À titre d’exemple, il est utile de rappeler la principale perspective adoptée par l’Afrique du Sud en matière d’aménagement linguistique, à savoir l’élaboration d’une politique linguistique axée sur le « multilinguisme de stratégie ». Cette politique linguistique est issue pour l’essentiel du « PanSALB », le « Pan South African Language Board » (en afrikaans : PanSuidAfrikaanse Taalraad ou PanSAT), soit le « Conseil linguistique pan-sud-africain » institué en 1995 par une loi du gouvernement central, la « Loi sur le Conseil linguistique pan-sud-africain ». Les provisions linguistiques de la Constitution du 4 décembre 1996 et de la « Loi sur le Conseil linguistique pan-sud-africain » ont été renforcées par la « Loi sur l’emploi des langues officielles de 2012 » (« Use of Official Languages Act, 2012 ») qui entend, en son article 2, (a) réglementer et surveiller l’emploi des langues officielles à des fins gouvernementales par le gouvernement national ; (b) promouvoir la parité de reconnaissance et un traitement équitable des langues officielles de la République ; (c) faciliter l’accès équitable aux services et aux informations du gouvernement national ; et (d) promouvoir la bonne gestion des langues par le gouvernement national pour assurer un service public efficace et pour répondre aux besoins du public.
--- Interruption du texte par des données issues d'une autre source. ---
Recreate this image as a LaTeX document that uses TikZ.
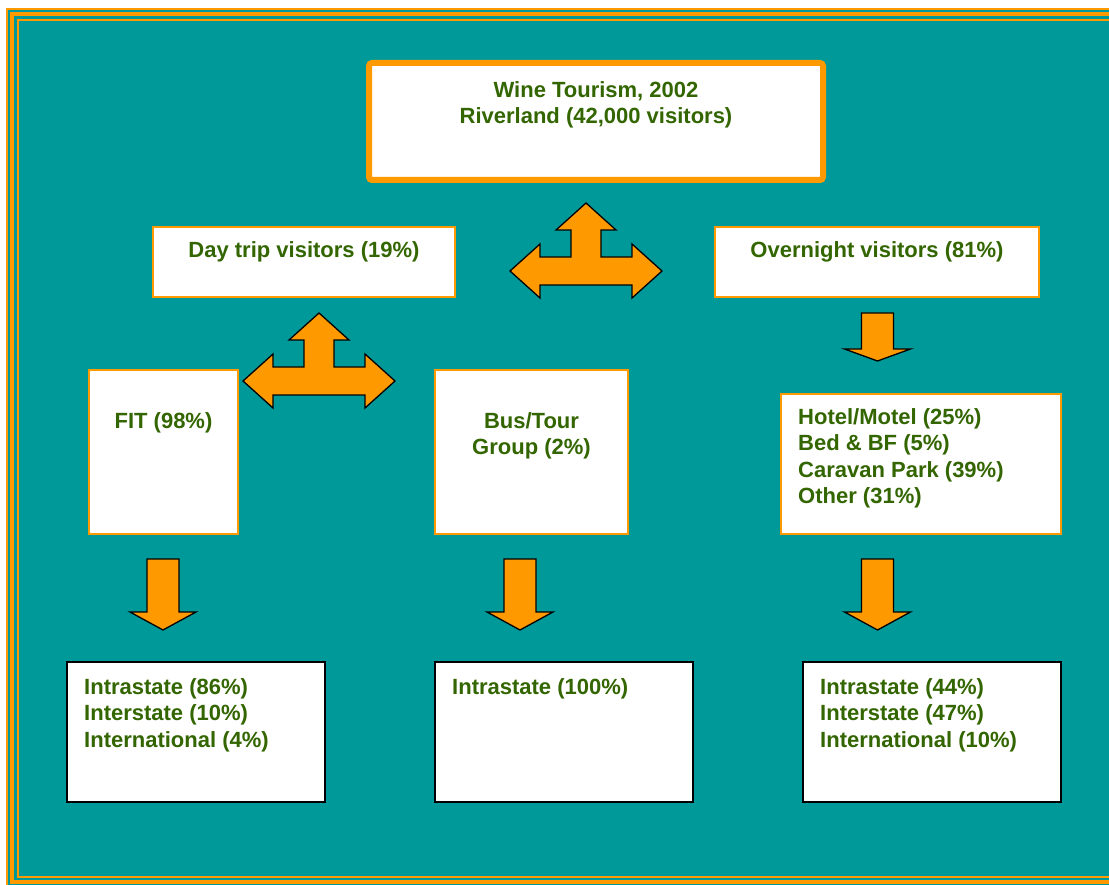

On retiendra de ces repères jurilinguistiques la claire volonté politique de l’État d’aménager les langues en présence sur le territoire national ainsi que la primauté du droit constitutionnel dans l’aménagement des onze langues officielles de l’Afrique du Sud en conformité avec la mise en œuvre des droits linguistiques des locuteurs.
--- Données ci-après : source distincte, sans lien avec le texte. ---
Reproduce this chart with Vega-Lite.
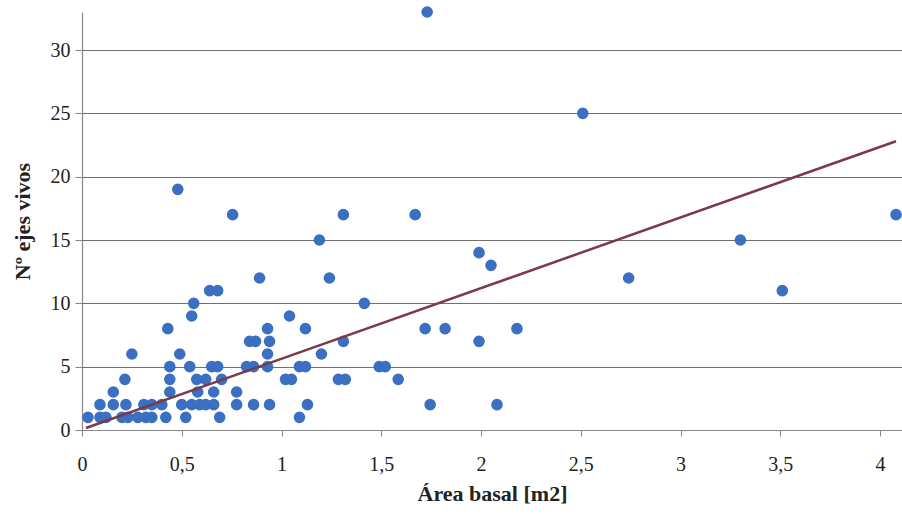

En dépit des articles contenus dans le « Titre II – Droits, devoirs et libertés » et ceux, précédemment cités où il est question du créole et du français, ce qui caractérise pour l’essentiel l’« Avant-projet de Constitution » du PHTK au plan linguistique est l’absence totale de provisions relatives aux droits linguistiques en Haïti (sur la notion de droits linguistiques, voir notre article « L’aménagement du créole et du français en Haïti au regard du « Manifeste de Gérone sur les droits linguistiques », Le National, 2 février 2021 ; voir aussi « Le droit linguistique et les droits linguistiques », par Joseph-G. Turi, Les Cahiers de droit, Faculté de droit de l’Université Laval, volume 31, numéro 2, 1990). L’« Avant-projet de Constitution » du PHTK ne définit aucun droit linguistique et ne consigne aucune obligation constitutionnelle quant au respect et à la mise en œuvre institutionnelle des droits linguistiques des locuteurs haïtiens. La notion même de droits linguistiques est totalement absente de cet « Avant-projet de Constitution » en dépit du fait que la Déclaration universelle des droits linguistiques de 1996 soit de notoriété publique, en dépit des études conduites et diffusées par des linguistes haïtiens sur cette dimension essentielle des droits humains fondamentaux, et en dépit également des apports des débats publics de nature linguistique qui traversent la société haïtienne depuis plusieurs années. Cet « Avant-projet de Constitution » ne fournit pas non plus un cadre juridique pour l’aménagement des deux langues officielles dans l’espace public des relations entre l’État et les citoyens, pas plus qu’il ne consigne la voie constitutionnelle de l’aménagement de la langue maternelle créole dans le système éducatif national. Cela est d’autant plus prégnant que ce texte pose l’éducation au titre d’un droit : « Chapitre IX. / « L’éducation, l’enseignement, la recherche et la culture » / Article 49 : « L’État garantit le droit à l’éducation. » Cette assertion au droit à l’éducation n’est en effet assortie d’aucune préconisation constitutionnelle relative aux langues d’enseignement et en particulier à la nécessité d’encadrer juridiquement l’aménagement du créole comme langue d’enseignement et langue enseignée.

En définitive, cet « Avant-projet de Constitution » marque une évidente régression au plan juridico-linguistique, ne serait-ce qu’en le comparant, quant au contenu des articles en lien avec les langues, à la « Loi autorisant l’usage du créole dans les écoles comme langue d’enseignement et objet d’enseignement (1979) ». Cette loi, qui a été votée suite aux « recommandations » empressées des agences de coopération internationale, a institué la réforme Bernard de 1979, sorte de vaste aggiornamento du système éducatif haïtien. La réforme Bernard ayant été boycottée par les grands caïds de la dictature jeanclaudiste et un nombre indéterminé de directeurs d’écoles, elle a été mise en veilleuse en 1987. Or c’est bien cette loi de 1979 qui, pour la première fois dans l’histoire du pays, a donné une base juridique au dispositif faisant du créole langue d’enseignement et langue enseignée. Au terme d’une analyse objective, l’on retiendra encore que l’« Avant-projet de Constitution » du PHTK laisse dans un brouillard total la dimension politique de l’aménagement linguistique tout en faisant l’impasse sur le rôle moteur de l’État dans ce domaine. Également, l’on retiendra qu’il ne consigne aucune vision de la constitutionnalisation de l’aménagement de nos deux langues officielles, qu’il est lourdement lacunaire au plan des droits linguistiques, et qu’il ne renferme aucun cadre constitutionnel en vue de l’aménagement et de la didactisation du créole dans le système éducatif national.